> **PROBLEM**
Copy nothing but the text: reproduce each line of the listing exactly and leave the pictures out.

> **INFORMATION SUPPLIED**

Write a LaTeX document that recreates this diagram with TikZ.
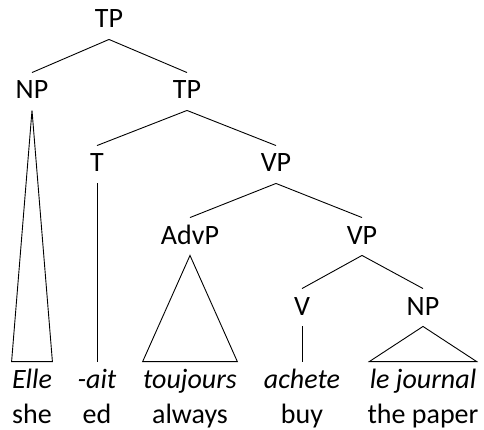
\documentclass[tikz,border=0pt]{standalone}
\usepackage{fontspec}
\setmainfont{Carlito}
\begin{document}
\begin{tikzpicture}[x=1pt,y=-1pt,line width=0.9pt,
   cat/.style={anchor=base,inner sep=0pt,text height=26pt,text depth=11pt,
     font=\fontsize{28}{32}\selectfont},
   word/.style={anchor=base,inner sep=0pt,text height=26pt,text depth=0pt,
     font=\fontsize{28}{32}\selectfont\itshape},
   gloss/.style={anchor=base,inner sep=0pt,font=\fontsize{28}{32}\selectfont}]
   \useasboundingbox (0,0) rectangle (484,430);
   % categories
   \node[cat] (tp)   at (109,28)  {TP};
   \node[cat] (np)   at (32,99)   {NP};
   \node[cat] (tpb)  at (187,99)  {TP};
   \node[cat] (t)    at (97,172)  {T};
   \node[cat] (vp)   at (276,172) {VP};
   \node[cat] (advp) at (190,244) {AdvP};
   \node[cat] (vpb)  at (362,244) {VP};
   \node[cat] (v)    at (302,315) {V};
   \node[cat] (npb)  at (423,315) {NP};
   % words and glosses
   \node[word] (elle)  at (32,388)  {Elle};
   \node[word] (ait)   at (97,388)  {-ait};
   \node[word] (touj)  at (190,388) {toujours};
   \node[word] (ach)   at (302,388) {achete};
   \node[word] (journ) at (423,388) {le journal};
   \node[gloss] (she)  at (32,423)  {she};
   \node[gloss] (ed)   at (97,423)  {ed};
   \node[gloss] (alw)  at (190,423) {always};
   \node[gloss] (buy)  at (302,423) {buy};
   \node[gloss] (pap)  at (423,423) {the paper};
   % branches
   \foreach \a/\b in {tp/np,tp/tpb,tpb/t,tpb/vp,vp/advp,vp/vpb,vpb/v,vpb/npb,t/ait,v/ach}
    \draw (\a.south) -- (\b.north);
   \foreach \a/\b in {np/elle,advp/touj,npb/journ}
    \draw (\a.south) -- (\b.north east) -- (\b.north west) -- cycle;
  \end{tikzpicture}
\end{document}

> **RESULT OF THIS TASK**
Write a LaTeX document that recreates this diagram with TikZ.
\documentclass[tikz,border=0pt]{standalone}
\usepackage{fontspec}
\setmainfont{Carlito}
\begin{document}
\begin{tikzpicture}[x=1pt,y=-1pt,line width=0.9pt,
   cat/.style={anchor=base,inner sep=0pt,text height=26pt,text depth=11pt,
     font=\fontsize{28}{32}\selectfont},
   word/.style={anchor=base,inner sep=0pt,text height=26pt,text depth=0pt,
     font=\fontsize{28}{32}\selectfont\itshape},
   gloss/.style={anchor=base,inner sep=0pt,font=\fontsize{28}{32}\selectfont}]
   \useasboundingbox (0,0) rectangle (484,430);
   % categories
   \node[cat] (tp)   at (109,28)  {TP};
   \node[cat] (np)   at (32,99)   {NP};
   \node[cat] (tpb)  at (187,99)  {TP};
   \node[cat] (t)    at (97,172)  {T};
   \node[cat] (vp)   at (276,172) {VP};
   \node[cat] (advp) at (190,244) {AdvP};
   \node[cat] (vpb)  at (362,244) {VP};
   \node[cat] (v)    at (302,315) {V};
   \node[cat] (npb)  at (423,315) {NP};
   % words and glosses
   \node[word] (elle)  at (32,388)  {Elle};
   \node[word] (ait)   at (97,388)  {-ait};
   \node[word] (touj)  at (190,388) {toujours};
   \node[word] (ach)   at (302,388) {achete};
   \node[word] (journ) at (423,388) {le journal};
   \node[gloss] (she)  at (32,423)  {she};
   \node[gloss] (ed)   at (97,423)  {ed};
   \node[gloss] (alw)  at (190,423) {always};
   \node[gloss] (buy)  at (302,423) {buy};
   \node[gloss] (pap)  at (423,423) {the paper};
   % branches
   \foreach \a/\b in {tp/np,tp/tpb,tpb/t,tpb/vp,vp/advp,vp/vpb,vpb/v,vpb/npb,t/ait,v/ach}
    \draw (\a.south) -- (\b.north);
   \foreach \a/\b in {np/elle,advp/touj,npb/journ}
    \draw (\a.south) -- (\b.north east) -- (\b.north west) -- cycle;
  \end{tikzpicture}
\end{document}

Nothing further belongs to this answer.